The line up on "Russian Roulette" is Jürgen Fritz (piano, moog, organ, synthesizers and percussion), Arno Steffen (lead vocals), Jeff Porcaro (drums), Steve Lukather (bass and electric guitars), Tim May (electric and acoustic guitars), Robert Greenidge (steel drums), Neal Stubenhaus (bass), Pete Christlieb (saxophone and clarinet), Mike gong (electric guitar), David Hungate (bass) and Alan Estis (congas and maracas).

"Russian Roulette" followed in the footsteps of their previous studio album "A La Carte". It achieved the unthinkable by collecting an even more annoying and stylistically uninteresting collection of tunes than on the poor "A La Carte". As with its predecessor, there's absolutely no indication on it that Triumvirat was once a very accomplished symphonic progressive rock band, or that Jürgen Fritz was one of the finest keyboard masters of the 70's. Tediously, generic pop rock is what they made, this time with new wave overtones and even with a reggae track. The album opens with melodic, weak Rock'n'Roll and Pop numbers in the style of Status Quo and Toto. I will admit to linking a couple of tracks such as "You Can't Catch Me", "We're Rich On What We Go" and "Twice" are all decent rock songs. Yet, for every bearable song there's a complete abominations, most notable are the funky effects of "Cooler" or the unthinkable and inadmissible reggae "The Ballad Of Rudy Turner". The rest of the tracks are completely forgettable. So, "Russian Roulette" has nothing to do with prog rock, and, what is much worse, it also comes without no noteworthy ideas, really.

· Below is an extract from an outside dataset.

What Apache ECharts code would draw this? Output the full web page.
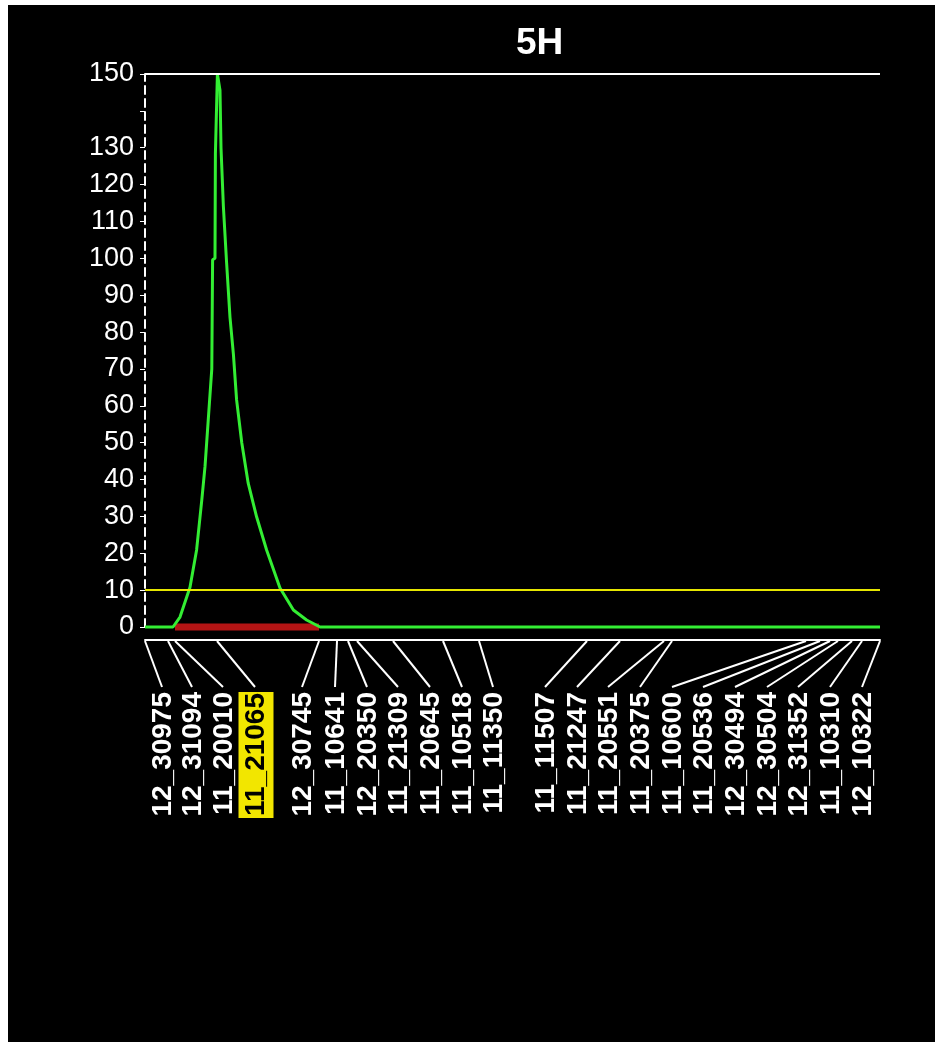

Conclusion: When I reviewed "A La Carte" I wrote that it was one of my biggest disillusions in the progressive rock. However, "Russian Roulette" is even worse than "A La Carte" is. The keyboard wizard Jürgen Fritz managed to make an even worse album. He could have buried the sensational progressive rock band in the 70's. This is by far the worst thing Triumvirat ever did. "A La Carte" is a real weak album but was a pop rock effort with some few honest songs. But, this album has nothing positive to offer to a Triumvirat's fan. At least it managed to do a good thing. It became to be the band's final album, so no more pain for band's fans like me. After reviewing so many albums on this site, I only gave 1 star to two albums, till now, "Giant For a Day" of Gentle Giant and "Earthbound" of King Crimson. With "Earthbound" there was a very special reason. It deals more with the sound quality of the album than with its musical quality. But, "Giant For A Day" is really a bad work. However, "Russian Roulette" is the worst of all. So, do yourself a favour stay away of it. If you never listened to it, you'll never have a bad image of the band, especially if you are a newbie with them.